Whisky Tasting 201: Regions of Scotland
Food & Drink
Scotch. It's what Mad-men era powerhouses, your dad, and probably the Dos Equuis guy usually drink. You're pretty sure you're not supposed to shoot it, mix it with anything, or even put an ice cube in it... but what ARE you supposed to do with that snifter?
The last time you "sniffed" scotch was when that creepy guy at the bar drank Laphroaig and breathed dirty bacon smoke into your personal space. It has something to do with where it's from, right? Like wine. Half the time, you can't even *pronounce* it. But you're pretty sure single malts are better or fancier or something than blended scotches, and that there's no more "n"s in Bunnahabanabahain than there are "s"s in Mississippi.
In this continuing class, Dabblers will critically taste and learn the differences between benchmark regions of single-malt scotch - Highland, Speyside, and Islay - and blended scotches.
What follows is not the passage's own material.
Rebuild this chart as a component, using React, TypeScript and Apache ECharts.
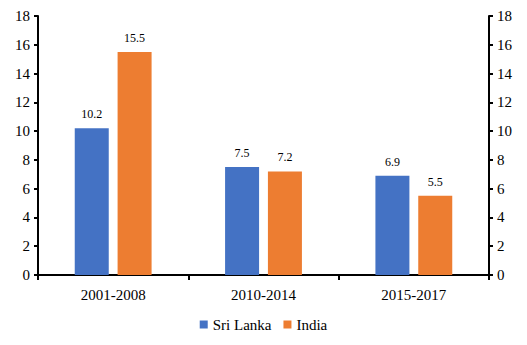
import React, { useEffect, useRef } from "react";
import * as echarts from "echarts";

const categories = ["2001-2008", "2010-2014", "2015-2017"];
const sriLanka = [10.2, 7.5, 6.9];
const india = [15.5, 7.2, 5.5];
const seriesNames = ["Sri Lanka", "India"];

const FONT = "Liberation Serif";

export default function App() {
  const ref = useRef<HTMLDivElement>(null);
  useEffect(() => {
    if (!ref.current) return;
    const chart = echarts.init(ref.current, undefined, { renderer: "svg" });
    const valueAxis = (pos: "left" | "right") => ({
      type: "value" as const,
      position: pos,
      min: 0,
      max: 18,
      interval: 2,
      axisLine: { show: true, lineStyle: { color: "#000", width: 2 } },
      axisTick: { show: true, length: 4, lineStyle: { color: "#000", width: 2 } },
      axisLabel: { color: "#000", fontFamily: FONT, fontSize: 15, margin: 8 },
      splitLine: { show: false },
    });
    const label = {
      show: true,
      position: "top" as const,
      distance: 8,
      fontFamily: FONT,
      fontSize: 12,
      color: "#000",
      formatter: (p: any) => p.value.toFixed(1),
    };
    chart.setOption({
      animation: false,
      backgroundColor: "#fff",
      textStyle: { fontFamily: FONT },
      grid: { left: 38, right: 38, top: 16, bottom: 70, containLabel: false },
      legend: {
        bottom: 8,
        left: "center",
        itemWidth: 8,
        itemHeight: 8,
        itemGap: 12,
        icon: "rect",
        textStyle: { fontFamily: FONT, fontSize: 15, color: "#000" },
        data: seriesNames,
      },
      xAxis: {
        type: "category",
        data: categories,
        axisLine: { lineStyle: { color: "#000", width: 2 } },
        axisTick: { show: true, length: 5, lineStyle: { color: "#000", width: 2 } },
        axisLabel: { color: "#000", fontFamily: FONT, fontSize: 15, margin: 12 },
      },
      yAxis: [valueAxis("left"), valueAxis("right")],
      series: [
        {
          name: seriesNames[0],
          type: "bar",
          data: sriLanka,
          barWidth: 34,
          barGap: "26%",
          itemStyle: { color: "#4472C4" },
          label,
        },
        {
          name: seriesNames[1],
          type: "bar",
          data: india,
          barWidth: 34,
          barGap: "26%",
          itemStyle: { color: "#ED7D31" },
          label,
        },
      ],
    });
    return () => chart.dispose();
  }, []);
  return <div ref={ref} style={{ width: 527, height: 345, position: "absolute", left: 0, top: 0 }} />;
}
We'll discuss the styles, the significance of peating (peat... you think you've heard that word before) the virtues of adding ice or water, whether sheep are or are not involved at any point in the process, and whether or not it is socially acceptable to make a cocktail with the sacred Scottish booze.
This class will include six tasting pours of different types of scotch, plus a scotch cocktail and "ploughman's lunch" of cheeses, cold sausages, pickles, hard-boiled eggs and hearty bread.
TC Safavi is a CMS certified sommelier and teacher of the top-rated Wine Tasting Like A Pro. In this class, she will be featuring guest whiskey expert, Jeffrey Mull, a classic cocktail bartender straight from the foodie trenches of San Francisco and Mexico City.